## EXERCISE GOAL
Repeat exactly, and only, the lines from the one that contains "Emit a component" to the one that contains "Chart.register(...registerables);", both ends included. Omit every picture.

## EXERCISE MATERIAL
+--
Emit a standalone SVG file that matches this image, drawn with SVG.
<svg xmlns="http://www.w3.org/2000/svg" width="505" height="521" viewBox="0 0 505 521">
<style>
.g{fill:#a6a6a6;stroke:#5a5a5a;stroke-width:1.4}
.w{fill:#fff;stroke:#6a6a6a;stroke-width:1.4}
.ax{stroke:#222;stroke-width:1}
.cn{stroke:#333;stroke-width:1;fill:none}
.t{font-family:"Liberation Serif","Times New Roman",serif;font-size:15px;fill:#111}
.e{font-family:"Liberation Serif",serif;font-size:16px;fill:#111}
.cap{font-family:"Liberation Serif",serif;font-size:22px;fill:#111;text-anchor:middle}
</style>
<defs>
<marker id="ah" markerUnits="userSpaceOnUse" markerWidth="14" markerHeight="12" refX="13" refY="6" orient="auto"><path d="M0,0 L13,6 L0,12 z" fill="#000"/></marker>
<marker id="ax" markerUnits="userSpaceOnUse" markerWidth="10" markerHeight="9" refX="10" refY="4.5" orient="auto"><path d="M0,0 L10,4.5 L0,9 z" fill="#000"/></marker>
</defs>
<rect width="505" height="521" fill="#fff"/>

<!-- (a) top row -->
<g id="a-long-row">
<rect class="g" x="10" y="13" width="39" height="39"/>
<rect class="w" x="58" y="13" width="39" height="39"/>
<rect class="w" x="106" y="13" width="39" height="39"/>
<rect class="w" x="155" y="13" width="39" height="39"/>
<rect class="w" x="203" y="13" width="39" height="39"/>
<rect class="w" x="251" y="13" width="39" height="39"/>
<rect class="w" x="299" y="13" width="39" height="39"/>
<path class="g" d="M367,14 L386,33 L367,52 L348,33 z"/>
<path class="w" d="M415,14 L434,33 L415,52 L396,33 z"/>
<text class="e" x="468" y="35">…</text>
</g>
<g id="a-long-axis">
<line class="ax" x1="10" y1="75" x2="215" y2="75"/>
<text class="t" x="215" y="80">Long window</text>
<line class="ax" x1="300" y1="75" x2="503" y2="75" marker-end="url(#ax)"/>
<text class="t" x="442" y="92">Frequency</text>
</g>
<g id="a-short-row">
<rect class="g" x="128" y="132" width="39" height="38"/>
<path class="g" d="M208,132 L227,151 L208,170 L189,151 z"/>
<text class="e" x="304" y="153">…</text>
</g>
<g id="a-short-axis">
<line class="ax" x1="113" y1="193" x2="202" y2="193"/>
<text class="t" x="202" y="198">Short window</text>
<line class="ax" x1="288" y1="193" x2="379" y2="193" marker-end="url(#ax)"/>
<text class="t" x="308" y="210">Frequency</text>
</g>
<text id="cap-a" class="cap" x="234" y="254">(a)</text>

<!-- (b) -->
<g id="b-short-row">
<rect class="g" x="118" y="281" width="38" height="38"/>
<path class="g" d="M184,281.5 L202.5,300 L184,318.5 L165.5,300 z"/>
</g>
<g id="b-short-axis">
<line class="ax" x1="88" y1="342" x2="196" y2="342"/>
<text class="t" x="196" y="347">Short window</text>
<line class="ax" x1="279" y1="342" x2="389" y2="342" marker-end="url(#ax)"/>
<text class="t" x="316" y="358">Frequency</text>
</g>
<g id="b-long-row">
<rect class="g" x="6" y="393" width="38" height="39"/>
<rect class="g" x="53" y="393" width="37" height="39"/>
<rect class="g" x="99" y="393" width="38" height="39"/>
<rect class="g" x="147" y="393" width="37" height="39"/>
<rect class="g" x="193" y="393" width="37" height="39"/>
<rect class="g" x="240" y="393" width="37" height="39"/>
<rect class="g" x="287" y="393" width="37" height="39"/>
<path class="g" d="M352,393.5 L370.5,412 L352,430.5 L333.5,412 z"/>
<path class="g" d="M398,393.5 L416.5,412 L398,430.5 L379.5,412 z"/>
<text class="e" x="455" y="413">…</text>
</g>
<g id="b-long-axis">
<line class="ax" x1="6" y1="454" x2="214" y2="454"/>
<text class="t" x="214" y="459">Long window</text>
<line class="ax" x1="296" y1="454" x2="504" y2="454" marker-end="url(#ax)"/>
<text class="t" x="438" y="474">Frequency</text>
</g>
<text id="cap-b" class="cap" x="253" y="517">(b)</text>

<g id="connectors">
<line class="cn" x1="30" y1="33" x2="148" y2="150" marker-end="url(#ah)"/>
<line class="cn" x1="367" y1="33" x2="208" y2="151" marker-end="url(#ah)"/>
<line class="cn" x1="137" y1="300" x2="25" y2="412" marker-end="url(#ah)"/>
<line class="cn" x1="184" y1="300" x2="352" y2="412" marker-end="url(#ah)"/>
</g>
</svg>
+--
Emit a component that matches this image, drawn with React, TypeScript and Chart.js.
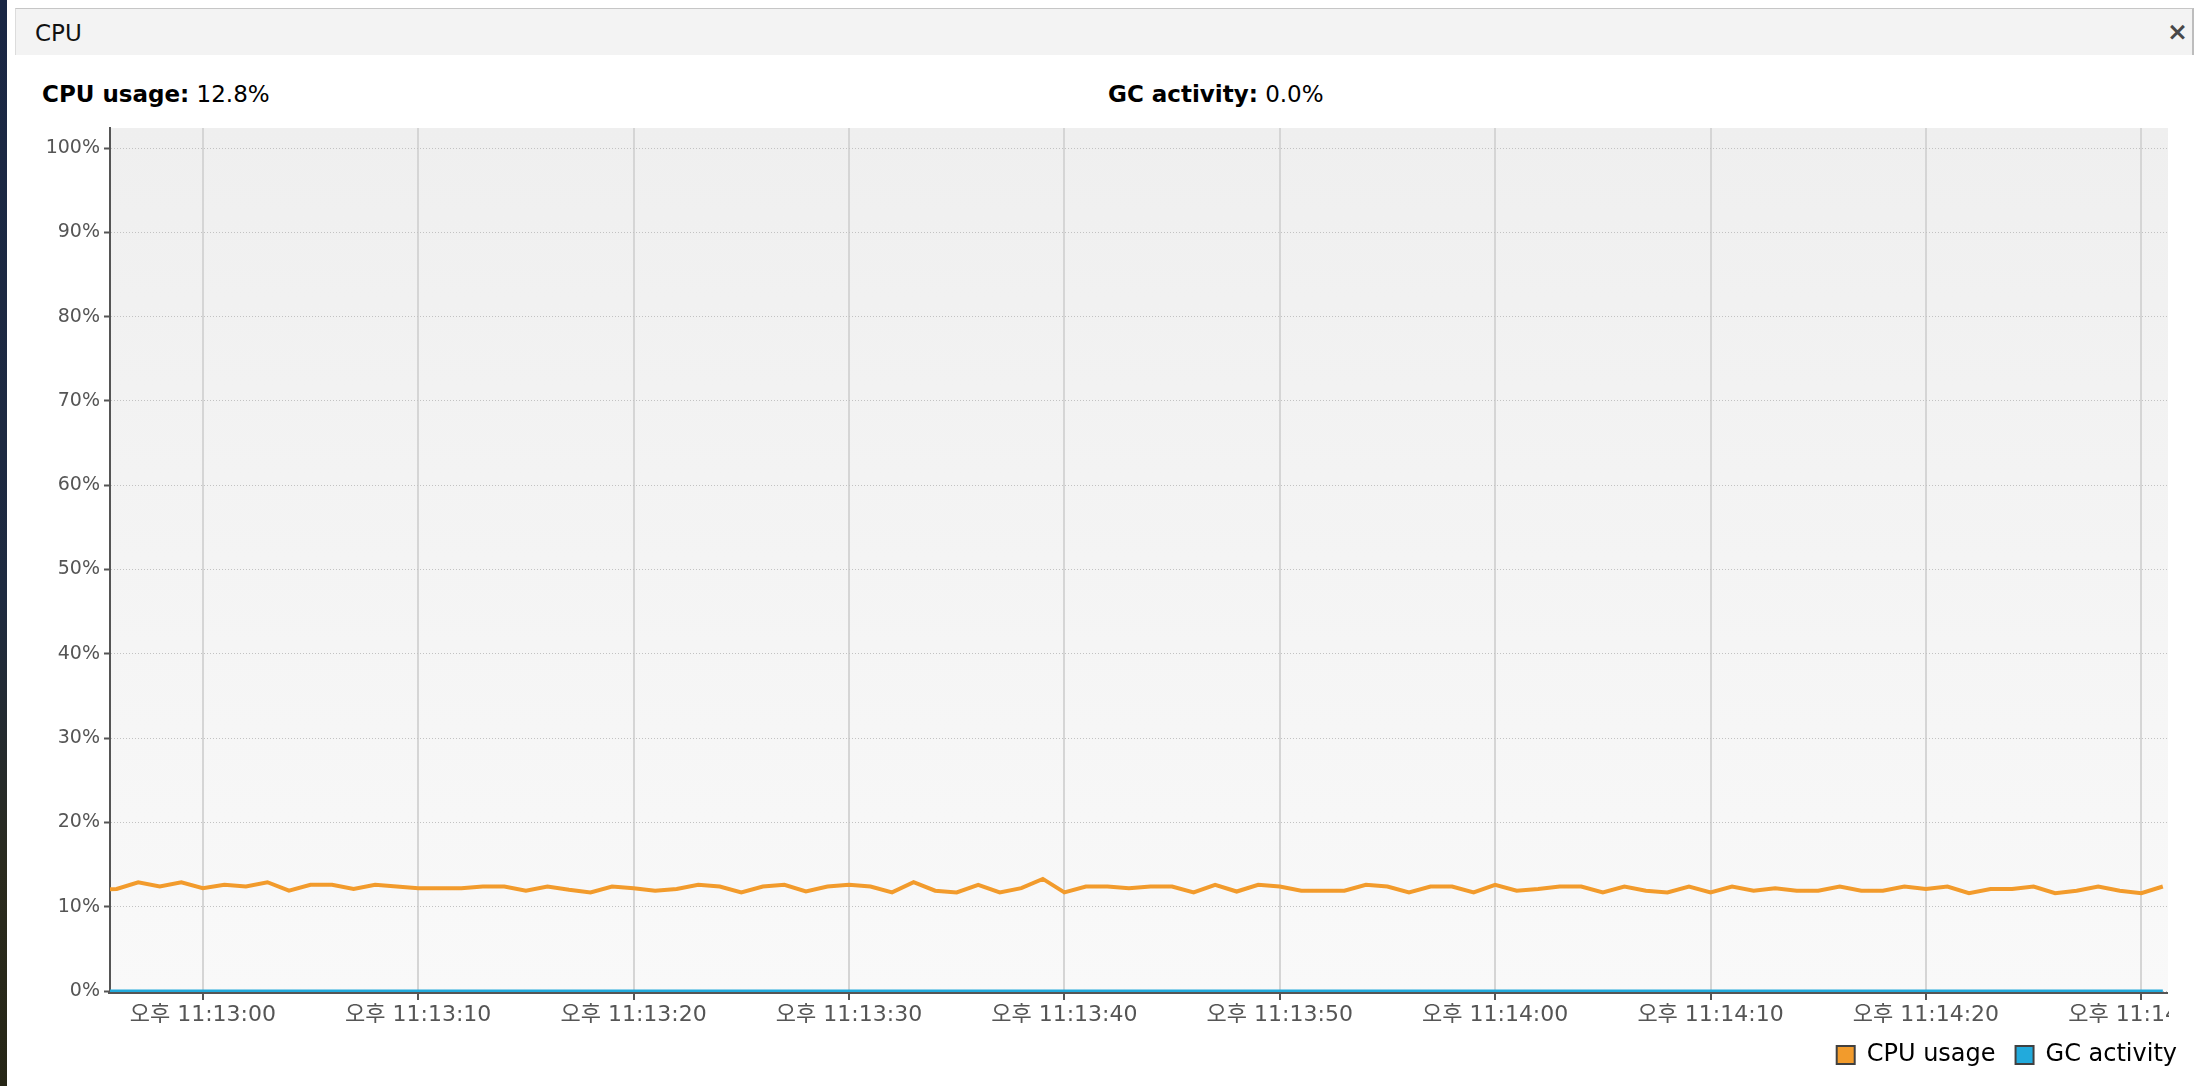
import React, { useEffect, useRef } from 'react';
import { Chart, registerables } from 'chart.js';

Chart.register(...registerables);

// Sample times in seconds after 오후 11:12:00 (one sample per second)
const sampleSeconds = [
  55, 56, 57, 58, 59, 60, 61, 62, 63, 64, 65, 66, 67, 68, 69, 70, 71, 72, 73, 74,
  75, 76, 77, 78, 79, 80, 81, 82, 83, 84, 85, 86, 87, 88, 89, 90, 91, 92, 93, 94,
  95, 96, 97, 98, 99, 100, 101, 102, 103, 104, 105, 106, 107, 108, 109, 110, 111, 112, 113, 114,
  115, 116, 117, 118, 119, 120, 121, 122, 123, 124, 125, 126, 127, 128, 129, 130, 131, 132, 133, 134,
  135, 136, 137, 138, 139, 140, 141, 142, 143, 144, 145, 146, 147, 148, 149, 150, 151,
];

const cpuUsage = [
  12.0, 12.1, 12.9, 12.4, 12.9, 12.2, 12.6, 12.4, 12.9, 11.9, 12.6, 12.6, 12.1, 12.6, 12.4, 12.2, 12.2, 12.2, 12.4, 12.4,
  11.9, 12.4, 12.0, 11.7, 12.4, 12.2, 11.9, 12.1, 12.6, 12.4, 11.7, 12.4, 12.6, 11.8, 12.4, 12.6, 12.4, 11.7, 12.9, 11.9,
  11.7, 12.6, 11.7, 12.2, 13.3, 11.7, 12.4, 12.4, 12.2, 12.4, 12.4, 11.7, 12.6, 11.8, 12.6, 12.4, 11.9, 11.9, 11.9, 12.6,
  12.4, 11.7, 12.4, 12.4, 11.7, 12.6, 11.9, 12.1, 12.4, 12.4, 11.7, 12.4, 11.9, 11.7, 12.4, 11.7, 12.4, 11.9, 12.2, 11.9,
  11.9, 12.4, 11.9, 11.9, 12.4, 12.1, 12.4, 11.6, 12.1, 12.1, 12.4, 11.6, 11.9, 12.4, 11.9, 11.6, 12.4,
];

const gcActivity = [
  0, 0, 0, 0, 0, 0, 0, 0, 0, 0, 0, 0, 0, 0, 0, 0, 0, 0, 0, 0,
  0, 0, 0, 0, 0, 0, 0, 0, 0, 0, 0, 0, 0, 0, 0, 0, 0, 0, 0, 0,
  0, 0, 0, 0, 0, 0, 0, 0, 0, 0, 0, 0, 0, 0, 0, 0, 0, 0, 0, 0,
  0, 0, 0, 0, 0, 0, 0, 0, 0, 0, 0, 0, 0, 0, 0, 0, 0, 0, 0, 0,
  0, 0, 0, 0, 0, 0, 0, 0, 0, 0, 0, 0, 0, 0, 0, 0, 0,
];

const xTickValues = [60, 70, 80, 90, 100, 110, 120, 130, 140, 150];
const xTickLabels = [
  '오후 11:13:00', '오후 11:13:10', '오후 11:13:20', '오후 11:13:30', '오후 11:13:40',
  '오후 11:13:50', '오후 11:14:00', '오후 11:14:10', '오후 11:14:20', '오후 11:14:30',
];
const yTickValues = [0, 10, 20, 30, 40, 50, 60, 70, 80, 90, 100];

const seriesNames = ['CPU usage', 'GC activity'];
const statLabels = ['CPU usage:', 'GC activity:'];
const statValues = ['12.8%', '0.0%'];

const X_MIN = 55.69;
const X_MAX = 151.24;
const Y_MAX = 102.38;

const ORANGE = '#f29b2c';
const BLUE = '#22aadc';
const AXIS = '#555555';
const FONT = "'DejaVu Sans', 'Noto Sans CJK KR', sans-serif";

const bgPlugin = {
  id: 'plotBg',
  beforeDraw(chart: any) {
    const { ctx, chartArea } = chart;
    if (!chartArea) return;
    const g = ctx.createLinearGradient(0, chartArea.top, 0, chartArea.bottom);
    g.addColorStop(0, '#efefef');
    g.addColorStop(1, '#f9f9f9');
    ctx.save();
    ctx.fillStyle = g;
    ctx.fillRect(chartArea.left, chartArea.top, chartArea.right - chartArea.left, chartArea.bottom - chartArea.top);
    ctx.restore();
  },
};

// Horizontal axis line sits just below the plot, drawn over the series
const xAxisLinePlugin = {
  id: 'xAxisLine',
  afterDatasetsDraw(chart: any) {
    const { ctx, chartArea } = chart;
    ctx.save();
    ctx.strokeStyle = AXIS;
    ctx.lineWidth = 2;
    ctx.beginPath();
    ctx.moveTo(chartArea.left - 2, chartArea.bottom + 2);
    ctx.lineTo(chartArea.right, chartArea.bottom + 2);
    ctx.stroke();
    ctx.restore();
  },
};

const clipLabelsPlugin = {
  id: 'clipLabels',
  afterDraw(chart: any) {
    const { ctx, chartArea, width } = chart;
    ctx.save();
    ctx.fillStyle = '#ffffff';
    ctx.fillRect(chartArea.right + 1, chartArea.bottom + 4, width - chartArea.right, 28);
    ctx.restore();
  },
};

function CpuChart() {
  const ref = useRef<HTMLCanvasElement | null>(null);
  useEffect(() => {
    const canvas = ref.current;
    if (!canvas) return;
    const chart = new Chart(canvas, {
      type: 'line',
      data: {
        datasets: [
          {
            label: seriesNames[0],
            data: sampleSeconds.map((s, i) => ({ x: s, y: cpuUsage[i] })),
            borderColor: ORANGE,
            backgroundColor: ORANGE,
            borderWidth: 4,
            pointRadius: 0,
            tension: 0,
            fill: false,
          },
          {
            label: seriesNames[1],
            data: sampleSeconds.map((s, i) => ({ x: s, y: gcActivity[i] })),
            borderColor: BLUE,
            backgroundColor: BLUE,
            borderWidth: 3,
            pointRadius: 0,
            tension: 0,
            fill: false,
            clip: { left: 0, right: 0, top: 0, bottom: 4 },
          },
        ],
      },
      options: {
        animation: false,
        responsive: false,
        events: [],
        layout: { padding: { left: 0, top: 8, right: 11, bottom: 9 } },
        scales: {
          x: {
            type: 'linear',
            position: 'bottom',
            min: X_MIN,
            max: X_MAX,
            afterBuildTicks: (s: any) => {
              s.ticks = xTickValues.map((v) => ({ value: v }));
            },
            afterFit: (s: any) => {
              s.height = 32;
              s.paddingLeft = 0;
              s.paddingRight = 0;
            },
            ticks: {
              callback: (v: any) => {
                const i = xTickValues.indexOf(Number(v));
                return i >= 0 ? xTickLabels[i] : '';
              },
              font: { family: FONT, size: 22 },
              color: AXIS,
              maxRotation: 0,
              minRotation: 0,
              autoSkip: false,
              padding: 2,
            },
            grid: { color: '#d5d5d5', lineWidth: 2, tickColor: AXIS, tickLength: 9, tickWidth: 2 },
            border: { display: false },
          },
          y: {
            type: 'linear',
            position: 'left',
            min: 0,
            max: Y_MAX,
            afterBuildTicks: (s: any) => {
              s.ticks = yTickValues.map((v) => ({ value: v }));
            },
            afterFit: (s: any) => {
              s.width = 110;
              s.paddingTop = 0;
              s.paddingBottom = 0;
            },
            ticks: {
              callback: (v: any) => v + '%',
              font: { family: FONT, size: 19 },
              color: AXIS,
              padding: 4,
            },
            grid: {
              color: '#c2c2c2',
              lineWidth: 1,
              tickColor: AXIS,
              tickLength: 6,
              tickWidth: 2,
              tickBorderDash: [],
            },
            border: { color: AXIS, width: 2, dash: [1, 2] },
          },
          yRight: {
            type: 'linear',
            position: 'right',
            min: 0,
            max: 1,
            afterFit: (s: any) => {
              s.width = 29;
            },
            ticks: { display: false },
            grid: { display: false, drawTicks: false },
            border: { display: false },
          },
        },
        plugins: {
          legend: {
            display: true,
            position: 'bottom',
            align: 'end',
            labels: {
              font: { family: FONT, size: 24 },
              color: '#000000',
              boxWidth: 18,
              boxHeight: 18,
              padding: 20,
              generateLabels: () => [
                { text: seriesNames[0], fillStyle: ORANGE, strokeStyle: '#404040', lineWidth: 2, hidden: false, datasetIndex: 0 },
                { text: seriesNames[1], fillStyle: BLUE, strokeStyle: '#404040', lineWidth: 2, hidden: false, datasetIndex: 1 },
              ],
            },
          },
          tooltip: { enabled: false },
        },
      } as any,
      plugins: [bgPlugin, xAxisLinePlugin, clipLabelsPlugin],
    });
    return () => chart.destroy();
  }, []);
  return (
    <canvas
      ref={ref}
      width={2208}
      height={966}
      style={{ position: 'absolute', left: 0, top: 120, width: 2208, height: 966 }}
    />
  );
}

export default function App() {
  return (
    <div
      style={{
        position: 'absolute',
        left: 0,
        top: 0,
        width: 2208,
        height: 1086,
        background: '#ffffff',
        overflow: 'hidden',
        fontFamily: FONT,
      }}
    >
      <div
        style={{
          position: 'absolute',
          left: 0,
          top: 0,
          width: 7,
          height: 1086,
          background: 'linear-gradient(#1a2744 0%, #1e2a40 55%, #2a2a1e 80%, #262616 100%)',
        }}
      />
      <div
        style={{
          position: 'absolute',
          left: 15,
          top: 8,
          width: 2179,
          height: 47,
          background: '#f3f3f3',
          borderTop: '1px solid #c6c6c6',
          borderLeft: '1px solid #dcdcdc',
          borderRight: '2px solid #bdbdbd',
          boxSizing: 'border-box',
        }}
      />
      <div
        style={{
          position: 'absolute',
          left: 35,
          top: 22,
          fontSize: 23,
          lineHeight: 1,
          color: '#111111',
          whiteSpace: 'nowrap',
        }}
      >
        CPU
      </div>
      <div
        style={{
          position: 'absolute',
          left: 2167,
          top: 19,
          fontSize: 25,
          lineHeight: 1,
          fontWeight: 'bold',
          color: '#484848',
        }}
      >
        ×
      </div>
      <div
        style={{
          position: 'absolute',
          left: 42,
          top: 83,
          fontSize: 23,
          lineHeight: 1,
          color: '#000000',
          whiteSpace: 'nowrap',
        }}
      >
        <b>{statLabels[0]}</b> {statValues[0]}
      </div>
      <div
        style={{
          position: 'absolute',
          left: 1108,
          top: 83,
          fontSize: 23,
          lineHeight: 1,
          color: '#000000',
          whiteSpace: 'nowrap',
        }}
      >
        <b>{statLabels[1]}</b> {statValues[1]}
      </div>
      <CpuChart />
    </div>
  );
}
+--
## THE REPLY
Emit a component that matches this image, drawn with React, TypeScript and Chart.js.
import React, { useEffect, useRef } from 'react';
import { Chart, registerables } from 'chart.js';

Chart.register(...registerables);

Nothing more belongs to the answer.